Dataset excerpt>

★ ★ ★ ★ ★

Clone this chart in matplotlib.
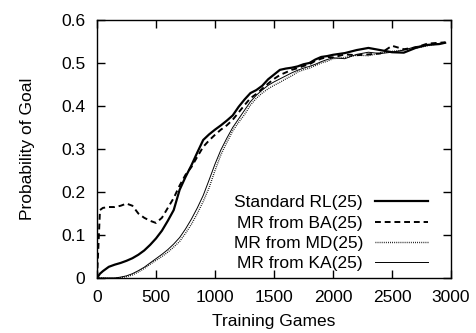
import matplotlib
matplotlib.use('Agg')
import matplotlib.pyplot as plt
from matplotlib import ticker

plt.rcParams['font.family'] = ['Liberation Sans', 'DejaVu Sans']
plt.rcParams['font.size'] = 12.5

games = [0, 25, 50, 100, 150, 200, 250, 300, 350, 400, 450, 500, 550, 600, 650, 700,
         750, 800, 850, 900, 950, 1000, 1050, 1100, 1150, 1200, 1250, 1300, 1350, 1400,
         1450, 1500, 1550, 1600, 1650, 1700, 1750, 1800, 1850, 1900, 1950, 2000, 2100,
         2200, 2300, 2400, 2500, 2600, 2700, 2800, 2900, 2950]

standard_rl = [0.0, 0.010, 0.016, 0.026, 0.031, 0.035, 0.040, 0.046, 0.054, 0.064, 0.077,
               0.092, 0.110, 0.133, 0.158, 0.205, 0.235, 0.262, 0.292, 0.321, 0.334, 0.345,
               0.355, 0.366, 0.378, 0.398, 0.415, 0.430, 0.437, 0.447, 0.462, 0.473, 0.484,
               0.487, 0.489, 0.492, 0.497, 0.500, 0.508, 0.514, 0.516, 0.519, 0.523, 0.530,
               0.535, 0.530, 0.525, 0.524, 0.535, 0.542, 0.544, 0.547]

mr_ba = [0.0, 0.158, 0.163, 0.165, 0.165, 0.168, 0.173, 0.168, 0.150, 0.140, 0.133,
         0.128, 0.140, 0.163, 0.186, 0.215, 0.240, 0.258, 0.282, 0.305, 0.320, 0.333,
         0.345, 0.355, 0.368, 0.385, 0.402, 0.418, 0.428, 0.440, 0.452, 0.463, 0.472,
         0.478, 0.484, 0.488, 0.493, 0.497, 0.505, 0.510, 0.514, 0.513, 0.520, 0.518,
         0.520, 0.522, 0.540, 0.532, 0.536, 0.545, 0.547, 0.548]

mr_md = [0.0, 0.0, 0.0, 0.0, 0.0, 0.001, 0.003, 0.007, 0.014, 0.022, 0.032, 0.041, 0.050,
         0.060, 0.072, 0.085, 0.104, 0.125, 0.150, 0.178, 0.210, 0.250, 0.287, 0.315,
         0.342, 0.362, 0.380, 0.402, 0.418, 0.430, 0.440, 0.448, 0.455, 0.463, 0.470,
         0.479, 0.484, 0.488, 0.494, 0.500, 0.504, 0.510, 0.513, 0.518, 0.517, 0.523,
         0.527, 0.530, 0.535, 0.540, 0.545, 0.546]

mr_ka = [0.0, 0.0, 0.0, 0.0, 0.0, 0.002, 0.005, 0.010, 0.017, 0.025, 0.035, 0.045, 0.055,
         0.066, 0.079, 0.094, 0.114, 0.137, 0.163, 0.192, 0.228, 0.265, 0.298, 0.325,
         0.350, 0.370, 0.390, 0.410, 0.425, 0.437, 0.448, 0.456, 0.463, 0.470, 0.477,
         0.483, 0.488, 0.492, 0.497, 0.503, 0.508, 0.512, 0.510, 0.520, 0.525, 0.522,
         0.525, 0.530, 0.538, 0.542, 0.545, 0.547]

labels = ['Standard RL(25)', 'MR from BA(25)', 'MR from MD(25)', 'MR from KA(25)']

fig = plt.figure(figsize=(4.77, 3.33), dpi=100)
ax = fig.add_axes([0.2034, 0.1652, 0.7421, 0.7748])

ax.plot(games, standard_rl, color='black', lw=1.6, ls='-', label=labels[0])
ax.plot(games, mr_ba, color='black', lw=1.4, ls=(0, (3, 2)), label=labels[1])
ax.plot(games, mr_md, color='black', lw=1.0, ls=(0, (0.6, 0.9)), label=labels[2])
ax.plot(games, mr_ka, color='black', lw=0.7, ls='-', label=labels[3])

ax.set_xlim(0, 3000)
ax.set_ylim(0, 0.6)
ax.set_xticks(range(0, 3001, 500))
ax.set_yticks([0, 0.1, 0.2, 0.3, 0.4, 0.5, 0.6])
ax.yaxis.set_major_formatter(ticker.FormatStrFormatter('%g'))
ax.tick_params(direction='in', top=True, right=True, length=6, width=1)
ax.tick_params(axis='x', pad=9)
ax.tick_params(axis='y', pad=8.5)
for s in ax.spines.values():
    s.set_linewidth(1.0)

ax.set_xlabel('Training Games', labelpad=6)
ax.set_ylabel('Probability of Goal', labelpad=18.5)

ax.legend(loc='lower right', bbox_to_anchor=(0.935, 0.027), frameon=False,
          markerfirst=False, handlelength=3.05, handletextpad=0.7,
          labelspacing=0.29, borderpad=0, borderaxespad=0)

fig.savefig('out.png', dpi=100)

★ ★ ★ ★ ★

Prompt> Search the data for the string "matplotlib". List each line that has it.

Result>
Clone this chart in matplotlib.
import matplotlib
matplotlib.use('Agg')
import matplotlib.pyplot as plt
from matplotlib import ticker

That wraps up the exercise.